◆ **Material for this exercise**
• • • •
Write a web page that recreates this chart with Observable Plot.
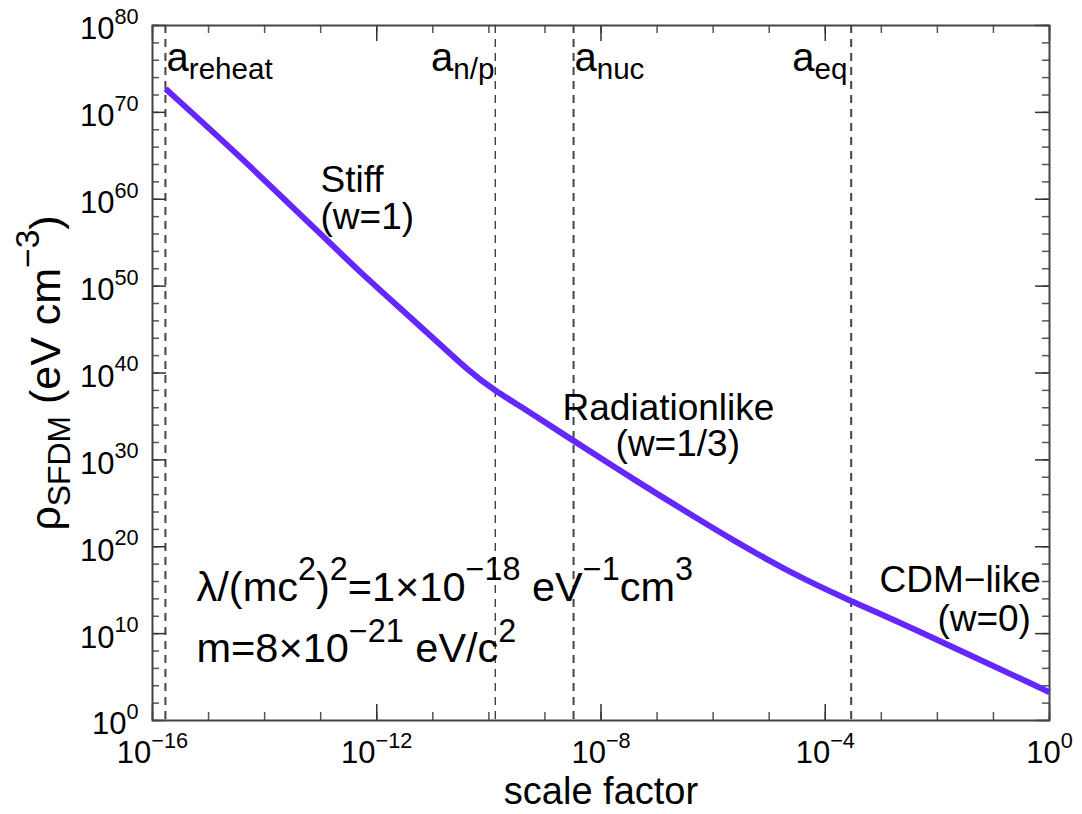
• • • •
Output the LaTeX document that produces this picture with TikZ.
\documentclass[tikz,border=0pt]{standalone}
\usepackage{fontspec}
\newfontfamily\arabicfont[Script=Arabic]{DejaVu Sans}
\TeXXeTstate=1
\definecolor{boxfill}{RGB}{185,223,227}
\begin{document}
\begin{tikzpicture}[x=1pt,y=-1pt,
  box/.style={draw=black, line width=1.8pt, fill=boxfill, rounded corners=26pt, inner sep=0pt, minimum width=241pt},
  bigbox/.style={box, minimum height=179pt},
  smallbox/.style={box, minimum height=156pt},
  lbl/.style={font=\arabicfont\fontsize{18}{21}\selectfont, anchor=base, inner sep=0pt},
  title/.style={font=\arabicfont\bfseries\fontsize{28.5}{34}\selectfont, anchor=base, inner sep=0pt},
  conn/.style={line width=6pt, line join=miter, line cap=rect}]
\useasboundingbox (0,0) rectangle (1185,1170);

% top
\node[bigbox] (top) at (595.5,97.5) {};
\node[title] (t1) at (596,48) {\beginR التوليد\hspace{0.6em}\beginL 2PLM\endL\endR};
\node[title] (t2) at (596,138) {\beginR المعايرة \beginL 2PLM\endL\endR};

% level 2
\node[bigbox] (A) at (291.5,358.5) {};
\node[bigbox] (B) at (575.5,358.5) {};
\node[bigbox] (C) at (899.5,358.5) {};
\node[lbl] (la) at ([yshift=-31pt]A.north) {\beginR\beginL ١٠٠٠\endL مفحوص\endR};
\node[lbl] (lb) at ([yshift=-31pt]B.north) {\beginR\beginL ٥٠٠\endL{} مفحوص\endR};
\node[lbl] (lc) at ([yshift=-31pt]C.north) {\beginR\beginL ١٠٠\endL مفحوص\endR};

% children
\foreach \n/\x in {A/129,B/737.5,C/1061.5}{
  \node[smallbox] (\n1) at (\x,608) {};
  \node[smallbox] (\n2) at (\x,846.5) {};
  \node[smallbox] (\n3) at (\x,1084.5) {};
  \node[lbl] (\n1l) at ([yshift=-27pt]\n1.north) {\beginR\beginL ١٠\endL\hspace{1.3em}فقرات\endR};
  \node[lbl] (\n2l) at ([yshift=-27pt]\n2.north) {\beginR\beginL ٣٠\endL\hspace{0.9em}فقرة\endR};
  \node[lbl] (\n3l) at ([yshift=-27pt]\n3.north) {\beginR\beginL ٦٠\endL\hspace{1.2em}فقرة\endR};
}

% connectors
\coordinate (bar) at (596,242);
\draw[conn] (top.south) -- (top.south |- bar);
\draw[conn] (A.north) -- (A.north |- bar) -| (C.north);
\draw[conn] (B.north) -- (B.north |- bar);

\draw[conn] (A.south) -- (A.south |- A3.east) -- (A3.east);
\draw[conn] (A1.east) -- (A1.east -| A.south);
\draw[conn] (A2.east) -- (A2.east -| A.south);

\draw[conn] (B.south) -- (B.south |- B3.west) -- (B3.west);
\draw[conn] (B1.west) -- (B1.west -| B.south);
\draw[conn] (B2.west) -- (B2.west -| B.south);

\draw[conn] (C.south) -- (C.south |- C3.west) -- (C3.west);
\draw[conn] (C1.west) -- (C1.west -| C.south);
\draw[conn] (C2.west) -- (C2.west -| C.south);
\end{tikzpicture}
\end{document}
• • • •
◆ **Exercise**
State the count of lines in the data holding the word "that", adding nothing to it.

◆ **Result below**
2